Nelson parent Camara Cassin believes she’s witnessing the decay of the public school system firsthand her high school aged daughter is waitlisted for the only school in town, L.V. Rogers, and she’s received no assurances that she will actually have a desk for the school year.

“She’s been on the wait list since April and since then I’ve been trying to get information on whether or not she will be able to attend,” Cassin wrote in an impassioned Facebook post on Tuesday morning.

“Recently I was informed I needed to call the school the last week of August to find out what to do. So I phoned. I was then told that no one would know if the wait listed students will get in until after the first week of school is over.”

As far as she’s concerned, “that is unacceptable and illogical.”

So she took her daughter down to the high school to meet with L.V. Rogers principal Tamara Malloff, who according to Cassin, “informed me quite bluntly ‘there’s nothing I can do, my hands are tied’.” Regardless, she took her daughter to a school-wide assembly that she hadn’t been invited to.

“It was very interesting that the wait-listed students were not invited to this assembly. Why can’t they be included? Why can’t they be connected? Is this information not important to them also?”

But what floored her during the proceedings was learning there are 50 international students who are attending L.V. Rogers this year. She feels these students, which SD8 charges $12,000 per head, are taking her daughter’s spot.

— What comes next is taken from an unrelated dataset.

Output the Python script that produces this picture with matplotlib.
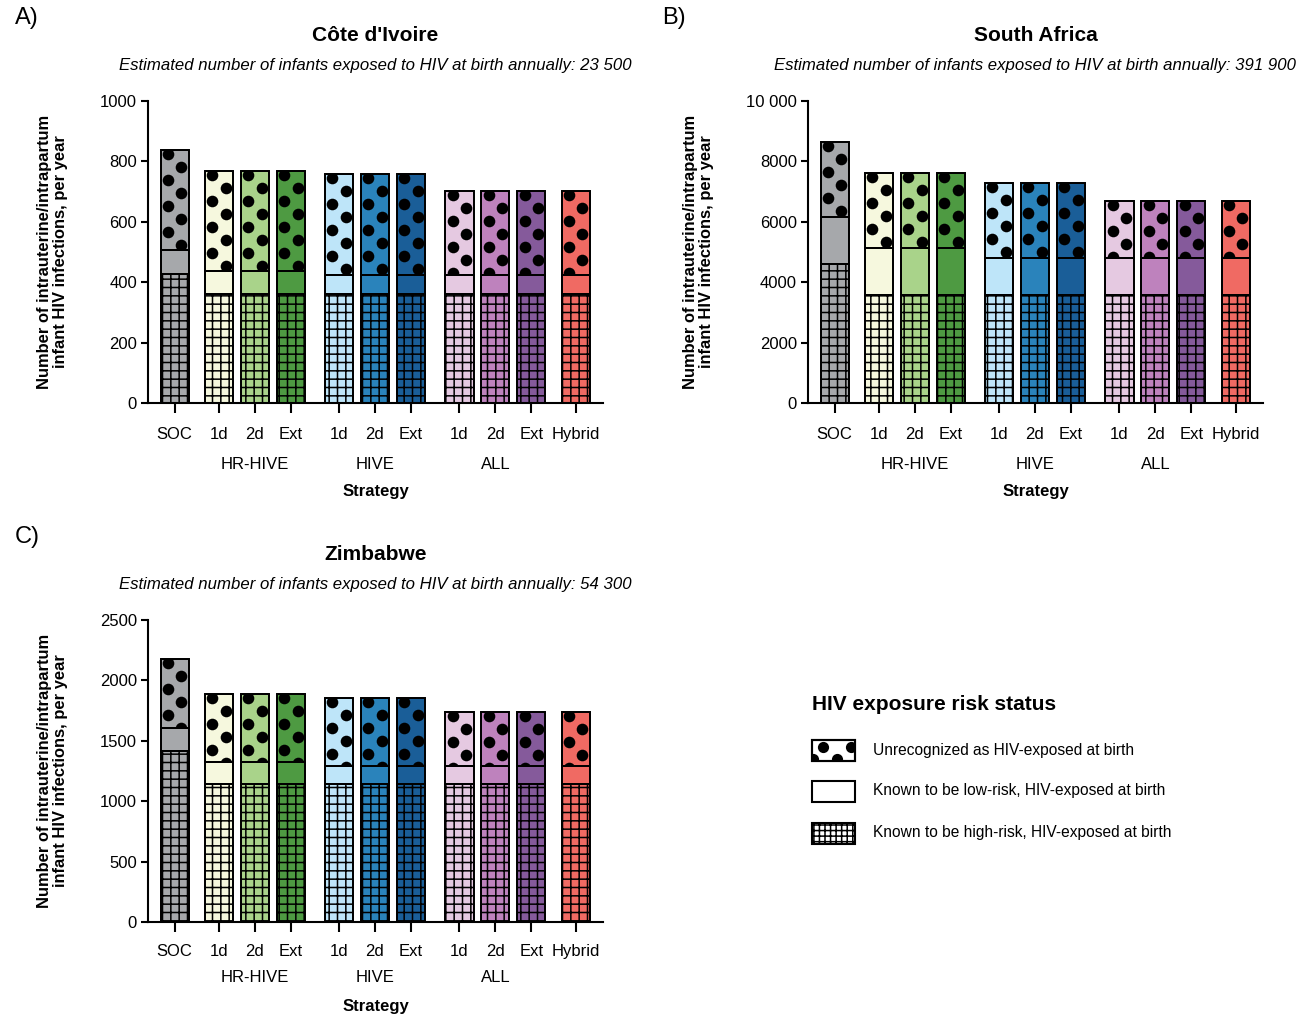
import numpy as np
import matplotlib.pyplot as plt
from matplotlib.patches import Rectangle

plt.rcParams['font.family'] = ['Liberation Sans', 'DejaVu Sans']
plt.rcParams['hatch.linewidth'] = 1.1

# Estrategias (eje x)
estrategias = ['SOC', '1d', '2d', 'Ext', '1d', '2d', 'Ext', '1d', '2d', 'Ext', 'Hybrid']
grupos = ['HR-HIVE', 'HIVE', 'ALL']
indicesGrupos = [[1, 2, 3], [4, 5, 6], [7, 8, 9]]
colores = ['#a6a8ab', '#f6f8de', '#a9d38a', '#4e9a42', '#bee5f9', '#2a83bb',
           '#1a5e98', '#e5c9e1', '#be82bd', '#855a9b', '#f06a63']

# Côte d'Ivoire: alto riesgo, bajo riesgo, no reconocido
ciAlto = [427, 360, 360, 360, 360, 360, 360, 360, 360, 360, 360]
ciBajo = [80, 77, 77, 77, 64, 64, 64, 64, 64, 64, 64]
ciNoRec = [331, 331, 331, 331, 333, 333, 333, 277, 277, 277, 277]

# South Africa
saAlto = [4600, 3580, 3580, 3580, 3580, 3580, 3580, 3580, 3580, 3580, 3580]
saBajo = [1570, 1560, 1560, 1560, 1210, 1210, 1210, 1210, 1210, 1210, 1210]
saNoRec = [2480, 2480, 2480, 2480, 2490, 2490, 2490, 1910, 1910, 1910, 1910]

# Zimbabwe
ziAlto = [1415, 1140, 1140, 1140, 1140, 1140, 1140, 1140, 1140, 1140, 1140]
ziBajo = [193, 185, 185, 185, 151, 151, 151, 151, 151, 151, 151]
ziNoRec = [567, 565, 565, 565, 560, 560, 560, 447, 447, 447, 447]

leyendaTitulo = 'HIV exposure risk status'
leyendaTextos = ['Unrecognized as HIV-exposed at birth',
                 'Known to be low-risk, HIV-exposed at birth',
                 'Known to be high-risk, HIV-exposed at birth']

separacion = [0, 1.23, 1, 1, 1.34, 1, 1, 1.35, 1, 1, 1.23]
posiciones = np.cumsum(separacion)
ancho = 0.78
altoEjePx = 302


def dibujarPanel(ax, alto, bajo, noRec, ymax, paso, etiquetasY, titulo, subtitulo, offsetLabel,
                 offsetGrupo=44.5, offsetEstrategia=64, padX=10):
    alto = np.array(alto)
    bajo = np.array(bajo)
    noRec = np.array(noRec)
    ax.bar(posiciones, alto, ancho, color=colores, edgecolor='black', linewidth=1.3, hatch='++', zorder=2)
    ax.bar(posiciones, bajo, ancho, bottom=alto, color=colores, edgecolor='black', linewidth=1.3, zorder=2)
    barrasPuntos = ax.bar(posiciones, noRec, ancho, bottom=alto + bajo, color=colores,
                          edgecolor='black', linewidth=1.3, zorder=2)

    # puntos negros del segmento no reconocido
    dy = 13 / altoEjePx * ymax
    for barra in barrasPuntos:
        x0 = barra.get_x() + barra.get_width() / 2
        yTop = barra.get_y() + barra.get_height()
        ys = np.arange(yTop - 4 / altoEjePx * ymax, barra.get_y() - dy, -dy)
        xs = x0 + np.where(np.arange(len(ys)) % 2 == 0, -0.19, 0.19)
        sc = ax.scatter(xs, ys, s=70, color='black', linewidths=0, zorder=3)
        sc.set_clip_path(barra)

    # contornos encima
    ax.bar(posiciones, alto, ancho, fill=False, edgecolor='black', linewidth=1.3, zorder=4)
    ax.bar(posiciones, bajo, ancho, bottom=alto, fill=False, edgecolor='black', linewidth=1.3, zorder=4)
    ax.bar(posiciones, noRec, ancho, bottom=alto + bajo, fill=False, edgecolor='black', linewidth=1.3, zorder=4)

    ax.set_xlim(posiciones[0] - 0.74, posiciones[-1] + 0.76)
    ax.set_ylim(0, ymax)
    ax.set_yticks(np.arange(0, ymax + paso, paso))
    ax.set_yticklabels(etiquetasY)
    ax.set_xticks(posiciones)
    ax.set_xticklabels(estrategias)
    ax.tick_params(axis='x', length=7, width=1.5, labelsize=12, pad=padX)
    ax.tick_params(axis='y', length=5, width=1.5, labelsize=12, pad=3)
    ax.spines['top'].set_visible(False)
    ax.spines['right'].set_visible(False)
    ax.spines['left'].set_linewidth(1.5)
    ax.spines['bottom'].set_linewidth(1.5)

    for grupo, idx in zip(grupos, indicesGrupos):
        xc = np.mean(posiciones[idx])
        ax.annotate(grupo, xy=(xc, 0), xycoords=('data', 'axes fraction'), xytext=(0, -offsetGrupo),
                    textcoords='offset points', ha='center', va='center', fontsize=12)
    ax.annotate('Strategy', xy=(0.5, 0), xycoords='axes fraction', xytext=(0, -offsetEstrategia),
                textcoords='offset points', ha='center', va='center', fontsize=12, fontweight='bold')
    ax.annotate('Number of intrauterine/intrapartum\ninfant HIV infections, per year', xy=(0, 0.5),
                xycoords='axes fraction', xytext=(-offsetLabel, 0), textcoords='offset points',
                ha='center', va='center', rotation=90, fontsize=11.9, fontweight='bold',
                multialignment='center', linespacing=1.1)
    ax.annotate(titulo, xy=(0.5, 1), xycoords='axes fraction', xytext=(0, 47),
                textcoords='offset points', ha='center', va='center', fontsize=15, fontweight='bold')
    ax.annotate(subtitulo, xy=(0.5, 1), xycoords='axes fraction', xytext=(0, 25.5),
                textcoords='offset points', ha='center', va='center', fontsize=12.1, style='italic')


fig = plt.figure(figsize=(12.97, 10.17), dpi=100)
W, H = 1297, 1017

# eje auxiliar en pixeles para la leyenda
lax = fig.add_axes([0, 0, 1, 1])
lax.set_xlim(0, W)
lax.set_ylim(H, 0)
lax.axis('off')

axA = fig.add_axes([148 / W, 1 - 403 / H, 455 / W, 302 / H])
axB = fig.add_axes([808 / W, 1 - 403 / H, 455 / W, 302 / H])
axC = fig.add_axes([148 / W, 1 - 922 / H, 455 / W, 302 / H])

dibujarPanel(axA, ciAlto, ciBajo, ciNoRec, 1000, 200,
             ['0', '200', '400', '600', '800', '1000'], "Côte d'Ivoire",
             'Estimated number of infants exposed to HIV at birth annually: 23 500', 69)
dibujarPanel(axB, saAlto, saBajo, saNoRec, 10000, 2000,
             ['0', '2000', '4000', '6000', '8000', '10 000'], 'South Africa',
             'Estimated number of infants exposed to HIV at birth annually: 391 900', 79)
dibujarPanel(axC, ziAlto, ziBajo, ziNoRec, 2500, 500,
             ['0', '500', '1000', '1500', '2000', '2500'], 'Zimbabwe',
             'Estimated number of infants exposed to HIV at birth annually: 54 300', 69,
             offsetGrupo=40, offsetEstrategia=60.5, padX=9)

fig.text(27 / W, 1 - 18 / H, 'A)', fontsize=17, ha='center', va='center')
fig.text(674 / W, 1 - 18 / H, 'B)', fontsize=17, ha='center', va='center')
fig.text(27 / W, 1 - 537 / H, 'C)', fontsize=17, ha='center', va='center')

# leyenda
lax.text(812, 705, leyendaTitulo, fontsize=15, fontweight='bold', va='center', ha='left')
yCajas = [740, 781, 823]
for i, (yc, texto) in enumerate(zip(yCajas, leyendaTextos)):
    caja = Rectangle((812, yc), 43, 21, facecolor='white', edgecolor='black', linewidth=1.5,
                     hatch='+++' if i == 2 else None, zorder=2)
    lax.add_patch(caja)
    if i == 0:
        sc = lax.scatter([813, 823, 837, 851], [759, 747, 759, 747], s=65, color='black',
                         linewidths=0, zorder=3)
        sc.set_clip_path(caja)
        lax.add_patch(Rectangle((812, yc), 43, 21, fill=False, edgecolor='black', linewidth=1.5, zorder=4))
    lax.text(873, yc + 10, texto, fontsize=11.2, va='center', ha='left')

plt.savefig('out.png', dpi=100)
plt.close()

“My daughter is waitlisted for her Grade A education at the only high school in town because the seats have been sold to the highest bidders…I am disgusted with our district and our provincial government,” said Cassin.

Cassin’s post received over 110 shares Tuesday morning, with many parents commenting about their own educational woes.

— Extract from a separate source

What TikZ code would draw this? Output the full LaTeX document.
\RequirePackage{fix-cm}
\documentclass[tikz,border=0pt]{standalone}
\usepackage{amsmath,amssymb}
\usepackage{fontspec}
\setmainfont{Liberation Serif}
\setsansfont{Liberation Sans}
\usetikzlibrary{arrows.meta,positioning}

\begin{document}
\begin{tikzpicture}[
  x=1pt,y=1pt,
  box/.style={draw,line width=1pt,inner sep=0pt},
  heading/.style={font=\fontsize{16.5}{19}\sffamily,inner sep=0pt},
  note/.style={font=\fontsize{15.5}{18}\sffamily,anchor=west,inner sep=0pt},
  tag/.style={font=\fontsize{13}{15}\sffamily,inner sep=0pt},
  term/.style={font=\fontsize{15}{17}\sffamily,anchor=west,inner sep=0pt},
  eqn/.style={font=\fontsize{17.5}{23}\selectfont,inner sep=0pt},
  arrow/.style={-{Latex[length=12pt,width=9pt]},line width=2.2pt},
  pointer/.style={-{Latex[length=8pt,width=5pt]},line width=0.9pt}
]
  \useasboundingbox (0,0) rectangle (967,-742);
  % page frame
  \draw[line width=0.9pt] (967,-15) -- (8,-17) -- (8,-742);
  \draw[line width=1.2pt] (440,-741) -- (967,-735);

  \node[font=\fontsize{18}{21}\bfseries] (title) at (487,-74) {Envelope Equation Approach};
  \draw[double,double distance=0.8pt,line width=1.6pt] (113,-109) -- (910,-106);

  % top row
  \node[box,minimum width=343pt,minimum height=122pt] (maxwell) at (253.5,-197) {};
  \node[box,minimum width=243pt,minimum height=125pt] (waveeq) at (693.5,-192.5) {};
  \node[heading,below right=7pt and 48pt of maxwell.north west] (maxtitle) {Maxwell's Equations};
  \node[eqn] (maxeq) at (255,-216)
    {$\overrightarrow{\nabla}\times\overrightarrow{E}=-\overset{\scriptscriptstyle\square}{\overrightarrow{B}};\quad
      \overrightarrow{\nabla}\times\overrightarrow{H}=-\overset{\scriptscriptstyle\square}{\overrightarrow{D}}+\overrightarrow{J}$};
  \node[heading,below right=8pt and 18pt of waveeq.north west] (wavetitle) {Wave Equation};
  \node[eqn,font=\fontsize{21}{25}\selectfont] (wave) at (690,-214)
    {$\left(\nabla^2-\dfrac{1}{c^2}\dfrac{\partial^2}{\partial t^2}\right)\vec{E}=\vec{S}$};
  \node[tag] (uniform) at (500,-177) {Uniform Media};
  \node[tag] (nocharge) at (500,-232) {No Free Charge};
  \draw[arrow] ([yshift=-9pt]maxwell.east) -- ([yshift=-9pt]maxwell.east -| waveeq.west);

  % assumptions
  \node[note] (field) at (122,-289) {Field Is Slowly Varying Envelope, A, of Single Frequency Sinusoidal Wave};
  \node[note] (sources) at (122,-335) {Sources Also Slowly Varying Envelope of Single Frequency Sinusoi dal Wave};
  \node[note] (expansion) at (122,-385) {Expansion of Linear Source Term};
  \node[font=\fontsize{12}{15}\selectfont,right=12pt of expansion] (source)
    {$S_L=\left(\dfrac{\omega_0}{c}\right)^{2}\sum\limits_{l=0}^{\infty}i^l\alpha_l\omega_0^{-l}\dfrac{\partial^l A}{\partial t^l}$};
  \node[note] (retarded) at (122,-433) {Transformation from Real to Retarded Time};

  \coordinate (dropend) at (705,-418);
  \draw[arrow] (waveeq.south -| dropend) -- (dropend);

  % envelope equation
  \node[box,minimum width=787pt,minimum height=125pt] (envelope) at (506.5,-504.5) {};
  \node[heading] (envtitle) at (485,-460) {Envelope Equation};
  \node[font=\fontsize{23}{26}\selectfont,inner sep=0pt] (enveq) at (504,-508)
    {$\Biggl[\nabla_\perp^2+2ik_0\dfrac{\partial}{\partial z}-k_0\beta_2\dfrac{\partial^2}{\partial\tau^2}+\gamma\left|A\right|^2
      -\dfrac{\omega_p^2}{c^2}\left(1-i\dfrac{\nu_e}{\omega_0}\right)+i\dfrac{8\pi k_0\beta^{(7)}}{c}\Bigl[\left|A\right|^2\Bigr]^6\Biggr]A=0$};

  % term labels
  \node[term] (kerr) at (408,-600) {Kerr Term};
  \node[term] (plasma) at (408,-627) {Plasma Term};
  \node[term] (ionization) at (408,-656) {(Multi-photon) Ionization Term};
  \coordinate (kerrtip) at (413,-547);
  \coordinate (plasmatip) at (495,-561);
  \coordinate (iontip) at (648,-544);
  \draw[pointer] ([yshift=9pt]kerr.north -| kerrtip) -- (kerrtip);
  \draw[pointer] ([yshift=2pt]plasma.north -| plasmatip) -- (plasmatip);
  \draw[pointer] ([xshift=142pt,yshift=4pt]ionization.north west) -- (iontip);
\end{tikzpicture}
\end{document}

The Star reached out to Malloff and Superintendent Jeff Jones, but were unable to get a comment before our print deadline.

The Kootenay Lake School District is still reeling from news, announced this summer, that four schools will be closing locally. Cassin believes under-funding of education by the provincial government is to blame for the situation she’s in.

“The reason they want international students is they don’t have enough money to run their school. The root cause is funding. We have to take this to the government and make a big stink.”

Cassin doesn’t know what else to do.

“I’m worried about my daughter falling behind. She’s not going to have a locker. She’s definitely not going to get into the classes she wants.

“And she’s not making those social connections, finding her place. Where is she supposed to go? What is she supposed to do?”